Houston Chronicle

McHale fails to see flagrancy in today’s fouls

- By Jonathan Feigen

SAN FRANCISCO — Progress might be for the better, and change is inevitable, but old school did have its merits. If nothing else, it taught lessons.

Rockets coach Kevin McHale has in many ways changed with the times, as every dozen or so 3-pointers his team launches remind. But even with the NBA ruling that center Dwight Howard did not go too far over the line with his smack on Golden State’s Andrew Bogut in Game 4 of the Western Conference finals, McHale remains partial to 1980s-style NBA justice.

“If a guy held you, the referee says, ‘If you don’t want to get hit, don’t hold him,’ ” McHale said. “So you blasted him in the head, and the referee says, ‘There was a reason. You held him and got blasted in the head.’

“You’d look at the guy and say, ‘If you hold me, I’m going to hit you in the head.’ And then he quit holding you, and you quit hitting him in the head.”

Today’s NBA would rather players not hit one another. But on Tuesday, NBA president of basketball operations Rod Thorn ruled that when Howard hit Bogut in the head, he was trying to “extricate” himself from a hold rather than retaliate or teach a lesson.

After a video review, Howard received a flagrant foul, category 1. Asked if the NBA overreacts to the physical play, McHale looked at it another way.

“What physical play?” McHale said. “I missed the physical play, so I don’t know what they’re overreacti­ng to.”

Flagrant-foul rules that award free throws and possession of the ball began in the 1990-91 season. The points system, which leads to suspension­s based on the number of flagrant fouls a player commits, began in 1993-94.

“When I played, how they policed you was more about your reputation,” said Rockets assistant coach Greg Buckner, who played from 1999 to 2009. “If you were known to be a little dirty and to get under guys’ skin … they leaned toward that guy (who retaliates). They’d know how Bogut is.

“Now, with all the cameras and all the replay, they want to keep the game clean. No dirty play. It’s hard to police it on the court. It’s hard as a player to do what you need to do. You can get suspended. You can get fined.”

Buckner, a physical and tenacious defender, admitted he was more likely to be Bogut than Howard in most exchanges, but he said he preferred when players policed themselves more.

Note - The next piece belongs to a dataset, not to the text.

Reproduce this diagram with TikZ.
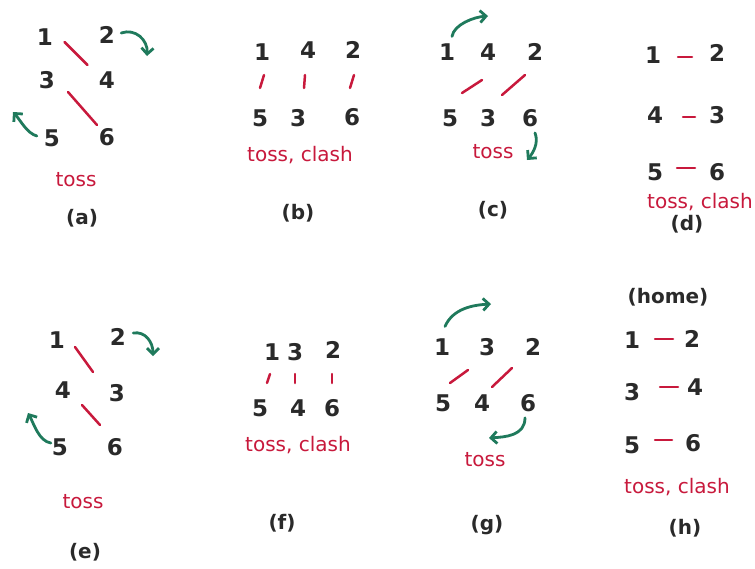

“Times have changed, but is it better? No, I don’t think it’s better,” Buckner said. “Basketball is a physical sport. Everyone thinks football is physical, but basketball is physical, too. Maybe not as violent, but physical.

“There’s going to be some touching, some grabbing, some pushing and some elbowing. That’s part of basketball. That’s a little bit of why people play: because they enjoy that physicalit­y. Now they don’t want that. They want a lot of scoring. They don’t want that physicalit­y. But you have to adjust to the times, understand what the rules are, and play by the rules.”

For Howard, that meant knowing he had reached the limit of infraction­s the NBA would allow without a suspension. The flagrant foul Monday was his third of the postseason. With another, he would automatica­lly be suspended for a game.

As it turned out, had Game 6 been necessary, Howard would have been suspended anyway. In Wednesday’s 104-90 Game 5 loss that ended the series, Howard picked up his seventh technical foul of the postseason, another cause for automatic suspension. That rule also brought objections from McHale.

“I don’t know who came up with those rules, but you should just decide how many flagrants or how many technicals are acceptable per series — one, two, three, nine, I don’t know — and then every series starts off with zero,” McHale said. “You have that many in the first series, and you have that many in the Finals.”

The idea of a per-round limit for technical and flagrant fouls has come up. It has not reached the NBA competitio­n committee for considerat­ion, but McHale would seem more likely to win that battle than his call for a return to 1980s-style frontier justice.